-- start of Raw data --
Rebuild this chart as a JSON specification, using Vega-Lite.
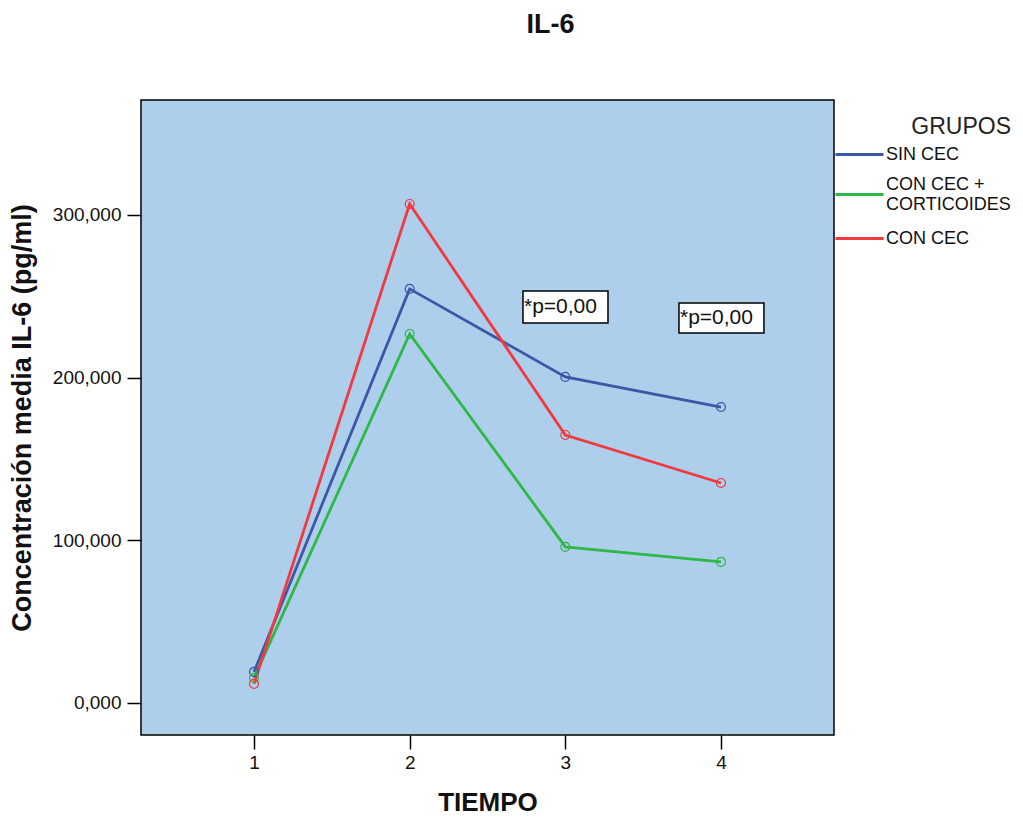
{
  "$schema": "https://vega.github.io/schema/vega-lite/v6.json",
  "autosize": {"type": "none"},
  "width": 693,
  "height": 635,
  "padding": {"left": 141, "top": 100, "right": 189, "bottom": 85},
  "background": "#ffffff",
  "title": {
    "text": "IL-6",
    "fontSize": 27,
    "fontWeight": "bold",
    "font": "Liberation Sans",
    "color": "#111111",
    "anchor": "middle",
    "frame": "group",
    "dx": 63,
    "offset": 61
  },
  "datasets": {
    "medias": [
      {"tiempo": 1, "valor": 19.1, "grupo": "SIN CEC"},
      {"tiempo": 2, "valor": 254.5, "grupo": "SIN CEC"},
      {"tiempo": 3, "valor": 200.4, "grupo": "SIN CEC"},
      {"tiempo": 4, "valor": 181.9, "grupo": "SIN CEC"},
      {"tiempo": 1, "valor": 15.4, "grupo": "CON CEC + CORTICOIDES"},
      {"tiempo": 2, "valor": 226.8, "grupo": "CON CEC + CORTICOIDES"},
      {"tiempo": 3, "valor": 95.9, "grupo": "CON CEC + CORTICOIDES"},
      {"tiempo": 4, "valor": 86.7, "grupo": "CON CEC + CORTICOIDES"},
      {"tiempo": 1, "valor": 11.7, "grupo": "CON CEC"},
      {"tiempo": 2, "valor": 306.7, "grupo": "CON CEC"},
      {"tiempo": 3, "valor": 164.7, "grupo": "CON CEC"},
      {"tiempo": 4, "valor": 135.2, "grupo": "CON CEC"}
    ],
    "notas": [
      {"x1": 2.728, "x2": 3.274, "y1": 233.6, "y2": 253.2, "ym": 243.4, "texto": "*p=0,00"},
      {"x1": 3.730, "x2": 4.276, "y1": 227.4, "y2": 245.9, "ym": 236.6, "texto": "*p=0,00"}
    ]
  },
  "layer": [
    {
      "data": {"name": "medias"},
      "mark": {"type": "line", "strokeWidth": 2.8},
      "encoding": {
        "x": {"field": "tiempo", "type": "quantitative", "title": "TIEMPO",
              "scale": {"domain": [0.274, 4.726], "nice": false, "zero": false},
              "axis": {"values": [1, 2, 3, 4], "format": "d"}},
        "y": {"field": "valor", "type": "quantitative", "title": "Concentración media IL-6 (pg/ml)",
              "scale": {"domain": [-19.7, 370.6], "nice": false, "zero": false},
              "axis": {"values": [0, 100, 200, 300], "labelExpr": "replace(format(datum.value, '.3f'), '.', ',')"}},
        "color": {
          "field": "grupo", "type": "nominal",
          "scale": {"domain": ["SIN CEC", "CON CEC + CORTICOIDES", "CON CEC"],
                    "range": ["#3D56A6", "#2EB847", "#F2393F"]},
          "legend": {
            "title": "GRUPOS",
            "orient": "none",
            "legendX": 693,
            "legendY": 16,
            "symbolType": "M-2,0H2",
            "symbolSize": 576,
            "symbolOffset": 12,
            "symbolStrokeWidth": 3,
            "labelOffset": 13,
            "labelFont": "Liberation Sans",
            "labelFontSize": 18,
            "labelColor": "#111111",
            "labelLimit": 300,
            "labelExpr": "datum.label == 'CON CEC + CORTICOIDES' ? ['CON CEC +', 'CORTICOIDES'] : datum.label",
            "labelLineHeight": 21,
            "rowPadding": 11,
            "titleFont": "Liberation Sans",
            "titleFontSize": 23,
            "titleFontWeight": "normal",
            "titleColor": "#222222",
            "titleAnchor": "end",
            "titlePadding": 2,
            "padding": 0,
            "encode": {
              "labels": {
                "update": {
                  "dy": {"signal": "datum.label == 'CON CEC + CORTICOIDES' ? -10 : 0"}
                }
              }
            }
          }
        },
        "order": {"field": "tiempo"}
      }
    },
    {
      "data": {"name": "medias"},
      "mark": {"type": "point", "shape": "circle", "filled": false, "size": 80, "strokeWidth": 1.2, "opacity": 1},
      "encoding": {
        "x": {"field": "tiempo", "type": "quantitative", "title": "TIEMPO"},
        "y": {"field": "valor", "type": "quantitative", "title": "Concentración media IL-6 (pg/ml)"},
        "color": {"field": "grupo", "type": "nominal", "legend": null}
      }
    },
    {
      "data": {"name": "notas"},
      "mark": {"type": "rect", "fill": "#ffffff", "stroke": "#000000", "strokeWidth": 1.5},
      "encoding": {
        "x": {"field": "x1", "type": "quantitative", "title": "TIEMPO"},
        "x2": {"field": "x2"},
        "y": {"field": "y1", "type": "quantitative", "title": "Concentración media IL-6 (pg/ml)"},
        "y2": {"field": "y2"}
      }
    },
    {
      "data": {"name": "notas"},
      "mark": {"type": "text", "align": "left", "baseline": "middle", "dx": 1, "font": "Liberation Sans", "fontSize": 21, "color": "#111111"},
      "encoding": {
        "x": {"field": "x1", "type": "quantitative", "title": "TIEMPO"},
        "y": {"field": "ym", "type": "quantitative", "title": "Concentración media IL-6 (pg/ml)"},
        "text": {"field": "texto"}
      }
    }
  ],
  "config": {
    "view": {"fill": "#AECFEC", "stroke": "#000000", "strokeWidth": 1.5},
    "axisX": {
      "labelPadding": 4,
      "titlePadding": 17
    },
    "axisY": {
      "labelPadding": 6,
      "titlePadding": 16,
      "titleFontSize": 27
    },
    "axis": {
      "domain": false,
      "grid": false,
      "ticks": true,
      "tickColor": "#000000",
      "tickWidth": 1.5,
      "tickSize": 14,
      "labelFont": "Liberation Sans",
      "labelFontSize": 19,
      "labelColor": "#111111",
      "titleFont": "Liberation Sans",
      "titleFontSize": 26,
      "titleFontWeight": "bold",
      "titleColor": "#111111"
    }
  }
}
-- end of Raw data --
What is asked: Restate the whole of the material word for word without the pictures.

Reply to the task:
Rebuild this chart as a JSON specification, using Vega-Lite.
{
  "$schema": "https://vega.github.io/schema/vega-lite/v6.json",
  "autosize": {"type": "none"},
  "width": 693,
  "height": 635,
  "padding": {"left": 141, "top": 100, "right": 189, "bottom": 85},
  "background": "#ffffff",
  "title": {
    "text": "IL-6",
    "fontSize": 27,
    "fontWeight": "bold",
    "font": "Liberation Sans",
    "color": "#111111",
    "anchor": "middle",
    "frame": "group",
    "dx": 63,
    "offset": 61
  },
  "datasets": {
    "medias": [
      {"tiempo": 1, "valor": 19.1, "grupo": "SIN CEC"},
      {"tiempo": 2, "valor": 254.5, "grupo": "SIN CEC"},
      {"tiempo": 3, "valor": 200.4, "grupo": "SIN CEC"},
      {"tiempo": 4, "valor": 181.9, "grupo": "SIN CEC"},
      {"tiempo": 1, "valor": 15.4, "grupo": "CON CEC + CORTICOIDES"},
      {"tiempo": 2, "valor": 226.8, "grupo": "CON CEC + CORTICOIDES"},
      {"tiempo": 3, "valor": 95.9, "grupo": "CON CEC + CORTICOIDES"},
      {"tiempo": 4, "valor": 86.7, "grupo": "CON CEC + CORTICOIDES"},
      {"tiempo": 1, "valor": 11.7, "grupo": "CON CEC"},
      {"tiempo": 2, "valor": 306.7, "grupo": "CON CEC"},
      {"tiempo": 3, "valor": 164.7, "grupo": "CON CEC"},
      {"tiempo": 4, "valor": 135.2, "grupo": "CON CEC"}
    ],
    "notas": [
      {"x1": 2.728, "x2": 3.274, "y1": 233.6, "y2": 253.2, "ym": 243.4, "texto": "*p=0,00"},
      {"x1": 3.730, "x2": 4.276, "y1": 227.4, "y2": 245.9, "ym": 236.6, "texto": "*p=0,00"}
    ]
  },
  "layer": [
    {
      "data": {"name": "medias"},
      "mark": {"type": "line", "strokeWidth": 2.8},
      "encoding": {
        "x": {"field": "tiempo", "type": "quantitative", "title": "TIEMPO",
              "scale": {"domain": [0.274, 4.726], "nice": false, "zero": false},
              "axis": {"values": [1, 2, 3, 4], "format": "d"}},
        "y": {"field": "valor", "type": "quantitative", "title": "Concentración media IL-6 (pg/ml)",
              "scale": {"domain": [-19.7, 370.6], "nice": false, "zero": false},
              "axis": {"values": [0, 100, 200, 300], "labelExpr": "replace(format(datum.value, '.3f'), '.', ',')"}},
        "color": {
          "field": "grupo", "type": "nominal",
          "scale": {"domain": ["SIN CEC", "CON CEC + CORTICOIDES", "CON CEC"],
                    "range": ["#3D56A6", "#2EB847", "#F2393F"]},
          "legend": {
            "title": "GRUPOS",
            "orient": "none",
            "legendX": 693,
            "legendY": 16,
            "symbolType": "M-2,0H2",
            "symbolSize": 576,
            "symbolOffset": 12,
            "symbolStrokeWidth": 3,
            "labelOffset": 13,
            "labelFont": "Liberation Sans",
            "labelFontSize": 18,
            "labelColor": "#111111",
            "labelLimit": 300,
            "labelExpr": "datum.label == 'CON CEC + CORTICOIDES' ? ['CON CEC +', 'CORTICOIDES'] : datum.label",
            "labelLineHeight": 21,
            "rowPadding": 11,
            "titleFont": "Liberation Sans",
            "titleFontSize": 23,
            "titleFontWeight": "normal",
            "titleColor": "#222222",
            "titleAnchor": "end",
            "titlePadding": 2,
            "padding": 0,
            "encode": {
              "labels": {
                "update": {
                  "dy": {"signal": "datum.label == 'CON CEC + CORTICOIDES' ? -10 : 0"}
                }
              }
            }
          }
        },
        "order": {"field": "tiempo"}
      }
    },
    {
      "data": {"name": "medias"},
      "mark": {"type": "point", "shape": "circle", "filled": false, "size": 80, "strokeWidth": 1.2, "opacity": 1},
      "encoding": {
        "x": {"field": "tiempo", "type": "quantitative", "title": "TIEMPO"},
        "y": {"field": "valor", "type": "quantitative", "title": "Concentración media IL-6 (pg/ml)"},
        "color": {"field": "grupo", "type": "nominal", "legend": null}
      }
    },
    {
      "data": {"name": "notas"},
      "mark": {"type": "rect", "fill": "#ffffff", "stroke": "#000000", "strokeWidth": 1.5},
      "encoding": {
        "x": {"field": "x1", "type": "quantitative", "title": "TIEMPO"},
        "x2": {"field": "x2"},
        "y": {"field": "y1", "type": "quantitative", "title": "Concentración media IL-6 (pg/ml)"},
        "y2": {"field": "y2"}
      }
    },
    {
      "data": {"name": "notas"},
      "mark": {"type": "text", "align": "left", "baseline": "middle", "dx": 1, "font": "Liberation Sans", "fontSize": 21, "color": "#111111"},
      "encoding": {
        "x": {"field": "x1", "type": "quantitative", "title": "TIEMPO"},
        "y": {"field": "ym", "type": "quantitative", "title": "Concentración media IL-6 (pg/ml)"},
        "text": {"field": "texto"}
      }
    }
  ],
  "config": {
    "view": {"fill": "#AECFEC", "stroke": "#000000", "strokeWidth": 1.5},
    "axisX": {
      "labelPadding": 4,
      "titlePadding": 17
    },
    "axisY": {
      "labelPadding": 6,
      "titlePadding": 16,
      "titleFontSize": 27
    },
    "axis": {
      "domain": false,
      "grid": false,
      "ticks": true,
      "tickColor": "#000000",
      "tickWidth": 1.5,
      "tickSize": 14,
      "labelFont": "Liberation Sans",
      "labelFontSize": 19,
      "labelColor": "#111111",
      "titleFont": "Liberation Sans",
      "titleFontSize": 26,
      "titleFontWeight": "bold",
      "titleColor": "#111111"
    }
  }
}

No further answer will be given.